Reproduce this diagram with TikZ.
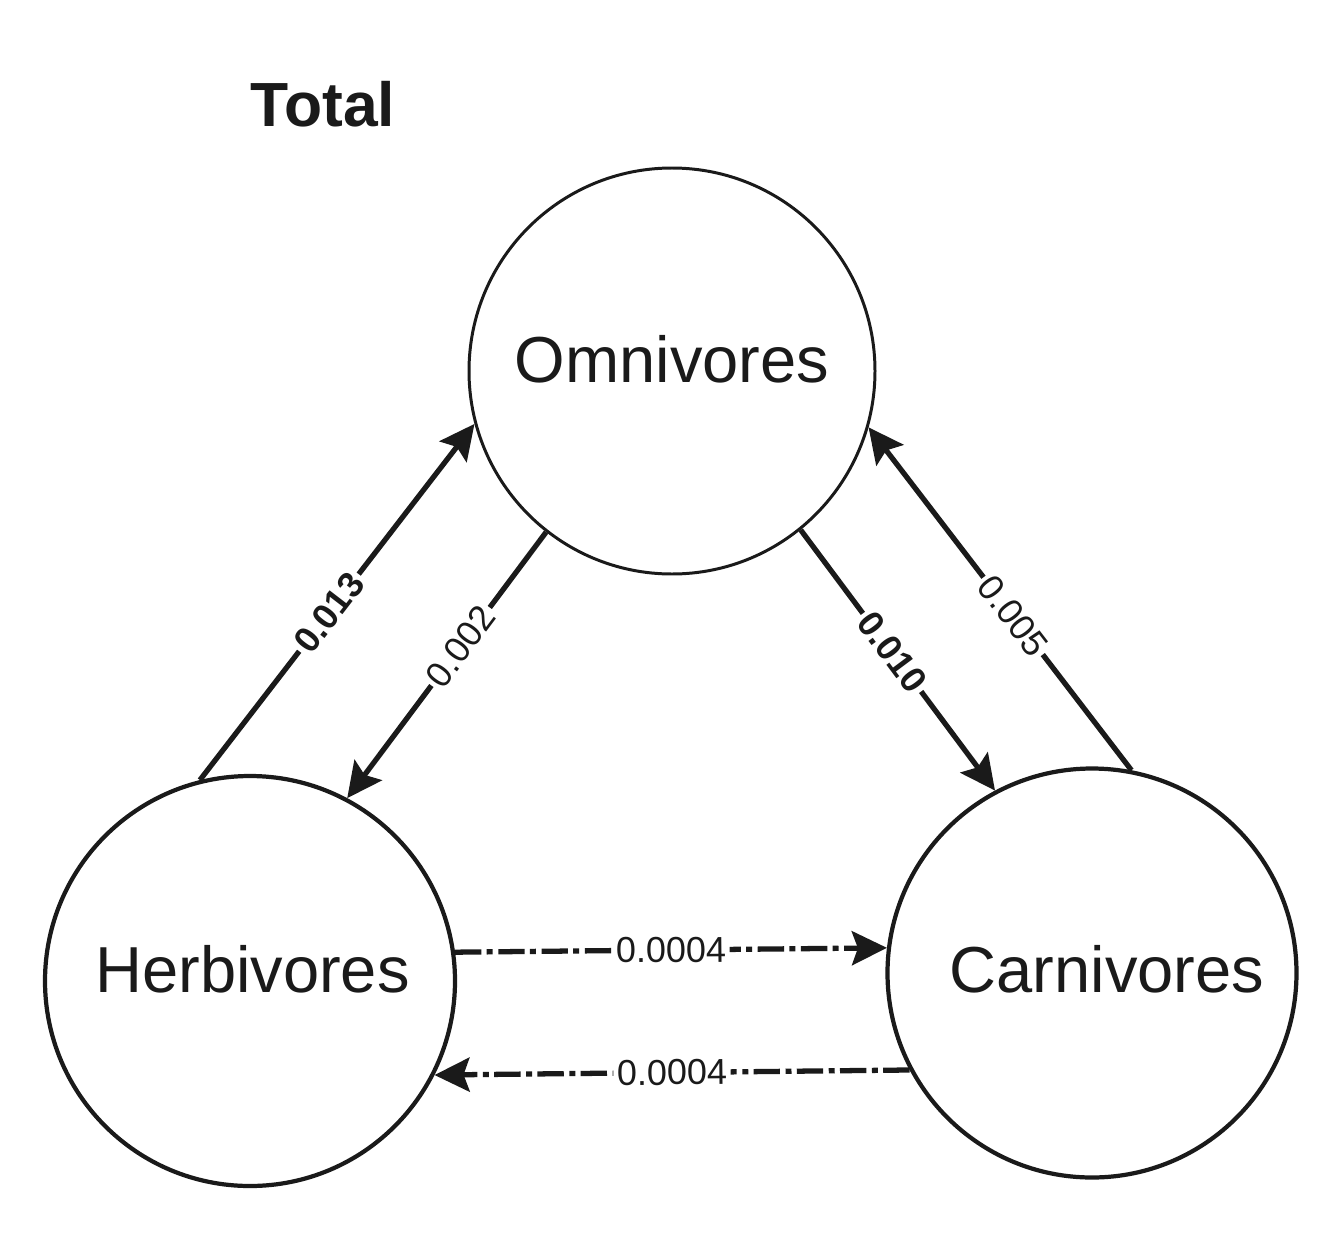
\documentclass[tikz,border=0pt]{standalone}
\usepackage{fontspec}
\setmainfont{Liberation Sans}
\usetikzlibrary{arrows.meta,positioning}
\definecolor{cink}{HTML}{1A1A1A}
\tikzset{
  guild/.style={circle, draw=cink, inner sep=0pt, text=cink, text depth=0.5cm, font=\fontsize{37}{40}\selectfont},
  flow/.style={-{Stealth[length=0.7cm, width=0.68cm, inset=0.12cm]}, draw=cink, line width=3pt},
  leak/.style={flow, dash pattern=on 15pt off 3pt on 3.4pt off 3.2pt},
  rate/.style={fill=white, sloped, inner sep=2pt, text=cink, font=\fontsize{20.5}{22}\selectfont},
  brate/.style={rate, font=\fontsize{20.5}{22}\selectfont\bfseries},
  ttl/.style={text=cink, font=\fontsize{35.5}{40}\selectfont\bfseries},
}
\begin{document}
\begin{tikzpicture}[x=1cm,y=1cm]
\useasboundingbox (0,0) rectangle (26.84,-24.94);
\node[ttl] (title) at (6.46,-2.08) {Total};
\node[guild, minimum size=8.12cm, line width=1.7pt] (omni) at (13.44,-7.42) {Omnivores};
\node[guild, minimum size=8.2cm, line width=2.4pt] (herb) at (5.0,-19.62) {\hspace{0.1cm}Herbivores};
\node[guild, minimum size=8.18cm, line width=2.4pt, text depth=0.15cm] (carn) at (21.84,-19.46) {\hspace{0.6cm}Carnivores};
% herbivores <-> omnivores
\draw[flow] (herb.104.5) -- node[brate, pos=0.47] {0.013} (omni.195.9);
\draw[flow] (omni.232.7) -- node[rate, pos=0.43] {0.002} (herb.62.5);
% omnivores <-> carnivores
\draw[flow] (omni.309.6) -- node[brate, pos=0.47] {0.010} (carn.118.2);
\draw[flow] (carn.79.2) -- node[rate, pos=0.45] {0.005} (omni.344.5);
% herbivores <-> carnivores
\draw[leak] (herb.8.7) -- node[rate, pos=0.5] {0.0004} (carn.173.56);
\draw[leak] (carn.208.56) -- node[rate, pos=0.5] {0.0004} (herb.333.9);
\end{tikzpicture}
\end{document}
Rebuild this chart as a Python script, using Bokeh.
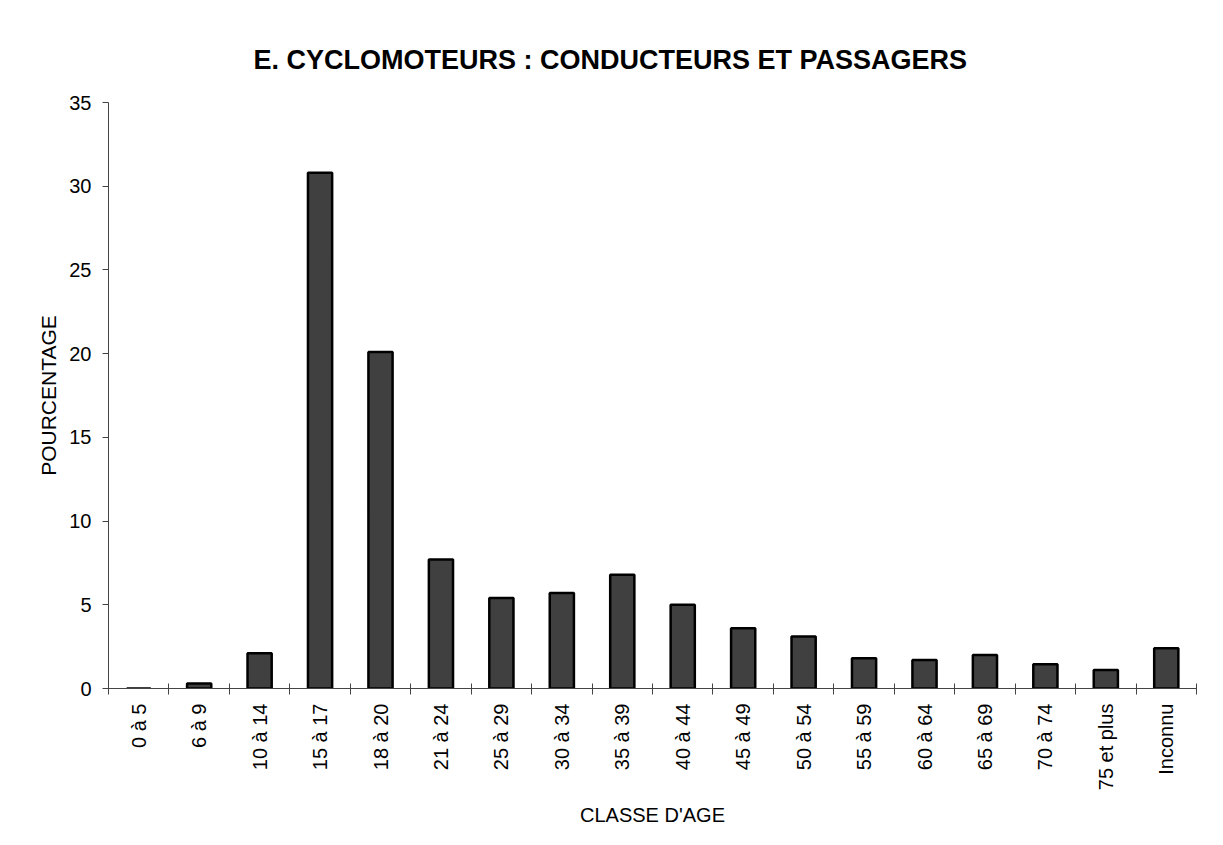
import math
from bokeh.plotting import figure
from bokeh.models import ColumnDataSource, FixedTicker, Range1d
from bokeh.embed import file_html
from bokeh.resources import INLINE

categories = ["0 à 5", "6 à 9", "10 à 14", "15 à 17", "18 à 20", "21 à 24", "25 à 29",
              "30 à 34", "35 à 39", "40 à 44", "45 à 49", "50 à 54", "55 à 59",
              "60 à 64", "65 à 69", "70 à 74", "75 et plus", "Inconnu"]
values = [0.0, 0.3, 2.1, 30.8, 20.1, 7.7, 5.4, 5.7, 6.8, 5.0, 3.6, 3.1, 1.8,
          1.7, 2.0, 1.45, 1.1, 2.4]
y_ticks = [0, 5, 10, 15, 20, 25, 30, 35]

title_text = "E. CYCLOMOTEURS : CONDUCTEURS ET PASSAGERS"
x_label = "CLASSE D'AGE"
y_label = "POURCENTAGE"

FONT = "Liberation Sans"

positions = list(range(len(categories)))
source = ColumnDataSource(data=dict(x=positions, top=values, cat=categories))

p = figure(width=1207, height=829, output_backend="svg", toolbar_location=None,
           x_range=Range1d(-0.5, len(categories) - 0.5), y_range=Range1d(0, 35),
           title=title_text,
           min_border_left=108, min_border_right=11, min_border_top=102,
           min_border_bottom=137)

p.vbar(x="x", top="top", width=0.40, source=source,
       fill_color="#404040", line_color="#000000", line_width=2.5)

# Title
p.title.text_font = FONT
p.title.text_font_size = "27px"
p.title.text_font_style = "bold"
p.title.text_color = "#000000"
p.title.align = "left"
p.title.offset = 145
p.title.standoff = 56

p.grid.visible = False
p.outline_line_color = None
p.background_fill_color = "white"
p.border_fill_color = "white"

# X axis
xa = p.xaxis[0]
xa.ticker = FixedTicker(ticks=positions, minor_ticks=[i - 0.5 for i in range(len(categories) + 1)])
xa.major_label_overrides = {i: c for i, c in enumerate(categories)}
xa.major_label_orientation = math.pi / 2
xa.major_tick_line_color = None
xa.major_tick_out = 6
xa.major_label_standoff = 9
xa.minor_tick_in = 5
xa.minor_tick_out = 6
xa.minor_tick_line_color = "#444444"
xa.axis_line_color = "#444444"
xa.axis_line_width = 1
xa.major_label_text_font = FONT
xa.major_label_text_font_size = "20px"
xa.major_label_text_color = "#000000"
xa.axis_label = x_label
xa.axis_label_text_font = FONT
xa.axis_label_text_font_size = "20px"
xa.axis_label_text_font_style = "normal"
xa.axis_label_text_color = "#000000"
xa.axis_label_standoff = 11

# Y axis
ya = p.yaxis[0]
ya.ticker = FixedTicker(ticks=y_ticks, minor_ticks=[])
ya.major_tick_in = 0
ya.major_tick_out = 6
ya.major_tick_line_color = "#444444"
ya.axis_line_color = "#444444"
ya.axis_line_width = 1
ya.major_label_standoff = 11
ya.major_label_text_font = FONT
ya.major_label_text_font_size = "20px"
ya.major_label_text_color = "#000000"
ya.axis_label = y_label
ya.axis_label_text_font = FONT
ya.axis_label_text_font_size = "21px"
ya.axis_label_text_font_style = "normal"
ya.axis_label_text_color = "#000000"
ya.axis_label_standoff = 6

open("out.html", "w").write(file_html(p, INLINE))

* * * *

What is expected - Go through the entries above and output them exactly, without pictures.

Expected answer -
Reproduce this diagram with TikZ.
\documentclass[tikz,border=0pt]{standalone}
\usepackage{fontspec}
\setmainfont{Liberation Sans}
\usetikzlibrary{arrows.meta,positioning}
\definecolor{cink}{HTML}{1A1A1A}
\tikzset{
  guild/.style={circle, draw=cink, inner sep=0pt, text=cink, text depth=0.5cm, font=\fontsize{37}{40}\selectfont},
  flow/.style={-{Stealth[length=0.7cm, width=0.68cm, inset=0.12cm]}, draw=cink, line width=3pt},
  leak/.style={flow, dash pattern=on 15pt off 3pt on 3.4pt off 3.2pt},
  rate/.style={fill=white, sloped, inner sep=2pt, text=cink, font=\fontsize{20.5}{22}\selectfont},
  brate/.style={rate, font=\fontsize{20.5}{22}\selectfont\bfseries},
  ttl/.style={text=cink, font=\fontsize{35.5}{40}\selectfont\bfseries},
}
\begin{document}
\begin{tikzpicture}[x=1cm,y=1cm]
\useasboundingbox (0,0) rectangle (26.84,-24.94);
\node[ttl] (title) at (6.46,-2.08) {Total};
\node[guild, minimum size=8.12cm, line width=1.7pt] (omni) at (13.44,-7.42) {Omnivores};
\node[guild, minimum size=8.2cm, line width=2.4pt] (herb) at (5.0,-19.62) {\hspace{0.1cm}Herbivores};
\node[guild, minimum size=8.18cm, line width=2.4pt, text depth=0.15cm] (carn) at (21.84,-19.46) {\hspace{0.6cm}Carnivores};
% herbivores <-> omnivores
\draw[flow] (herb.104.5) -- node[brate, pos=0.47] {0.013} (omni.195.9);
\draw[flow] (omni.232.7) -- node[rate, pos=0.43] {0.002} (herb.62.5);
% omnivores <-> carnivores
\draw[flow] (omni.309.6) -- node[brate, pos=0.47] {0.010} (carn.118.2);
\draw[flow] (carn.79.2) -- node[rate, pos=0.45] {0.005} (omni.344.5);
% herbivores <-> carnivores
\draw[leak] (herb.8.7) -- node[rate, pos=0.5] {0.0004} (carn.173.56);
\draw[leak] (carn.208.56) -- node[rate, pos=0.5] {0.0004} (herb.333.9);
\end{tikzpicture}
\end{document}
Rebuild this chart as a Python script, using Bokeh.
import math
from bokeh.plotting import figure
from bokeh.models import ColumnDataSource, FixedTicker, Range1d
from bokeh.embed import file_html
from bokeh.resources import INLINE

categories = ["0 à 5", "6 à 9", "10 à 14", "15 à 17", "18 à 20", "21 à 24", "25 à 29",
              "30 à 34", "35 à 39", "40 à 44", "45 à 49", "50 à 54", "55 à 59",
              "60 à 64", "65 à 69", "70 à 74", "75 et plus", "Inconnu"]
values = [0.0, 0.3, 2.1, 30.8, 20.1, 7.7, 5.4, 5.7, 6.8, 5.0, 3.6, 3.1, 1.8,
          1.7, 2.0, 1.45, 1.1, 2.4]
y_ticks = [0, 5, 10, 15, 20, 25, 30, 35]

title_text = "E. CYCLOMOTEURS : CONDUCTEURS ET PASSAGERS"
x_label = "CLASSE D'AGE"
y_label = "POURCENTAGE"

FONT = "Liberation Sans"

positions = list(range(len(categories)))
source = ColumnDataSource(data=dict(x=positions, top=values, cat=categories))

p = figure(width=1207, height=829, output_backend="svg", toolbar_location=None,
           x_range=Range1d(-0.5, len(categories) - 0.5), y_range=Range1d(0, 35),
           title=title_text,
           min_border_left=108, min_border_right=11, min_border_top=102,
           min_border_bottom=137)

p.vbar(x="x", top="top", width=0.40, source=source,
       fill_color="#404040", line_color="#000000", line_width=2.5)

# Title
p.title.text_font = FONT
p.title.text_font_size = "27px"
p.title.text_font_style = "bold"
p.title.text_color = "#000000"
p.title.align = "left"
p.title.offset = 145
p.title.standoff = 56

p.grid.visible = False
p.outline_line_color = None
p.background_fill_color = "white"
p.border_fill_color = "white"

# X axis
xa = p.xaxis[0]
xa.ticker = FixedTicker(ticks=positions, minor_ticks=[i - 0.5 for i in range(len(categories) + 1)])
xa.major_label_overrides = {i: c for i, c in enumerate(categories)}
xa.major_label_orientation = math.pi / 2
xa.major_tick_line_color = None
xa.major_tick_out = 6
xa.major_label_standoff = 9
xa.minor_tick_in = 5
xa.minor_tick_out = 6
xa.minor_tick_line_color = "#444444"
xa.axis_line_color = "#444444"
xa.axis_line_width = 1
xa.major_label_text_font = FONT
xa.major_label_text_font_size = "20px"
xa.major_label_text_color = "#000000"
xa.axis_label = x_label
xa.axis_label_text_font = FONT
xa.axis_label_text_font_size = "20px"
xa.axis_label_text_font_style = "normal"
xa.axis_label_text_color = "#000000"
xa.axis_label_standoff = 11

# Y axis
ya = p.yaxis[0]
ya.ticker = FixedTicker(ticks=y_ticks, minor_ticks=[])
ya.major_tick_in = 0
ya.major_tick_out = 6
ya.major_tick_line_color = "#444444"
ya.axis_line_color = "#444444"
ya.axis_line_width = 1
ya.major_label_standoff = 11
ya.major_label_text_font = FONT
ya.major_label_text_font_size = "20px"
ya.major_label_text_color = "#000000"
ya.axis_label = y_label
ya.axis_label_text_font = FONT
ya.axis_label_text_font_size = "21px"
ya.axis_label_text_font_style = "normal"
ya.axis_label_text_color = "#000000"
ya.axis_label_standoff = 6

open("out.html", "w").write(file_html(p, INLINE))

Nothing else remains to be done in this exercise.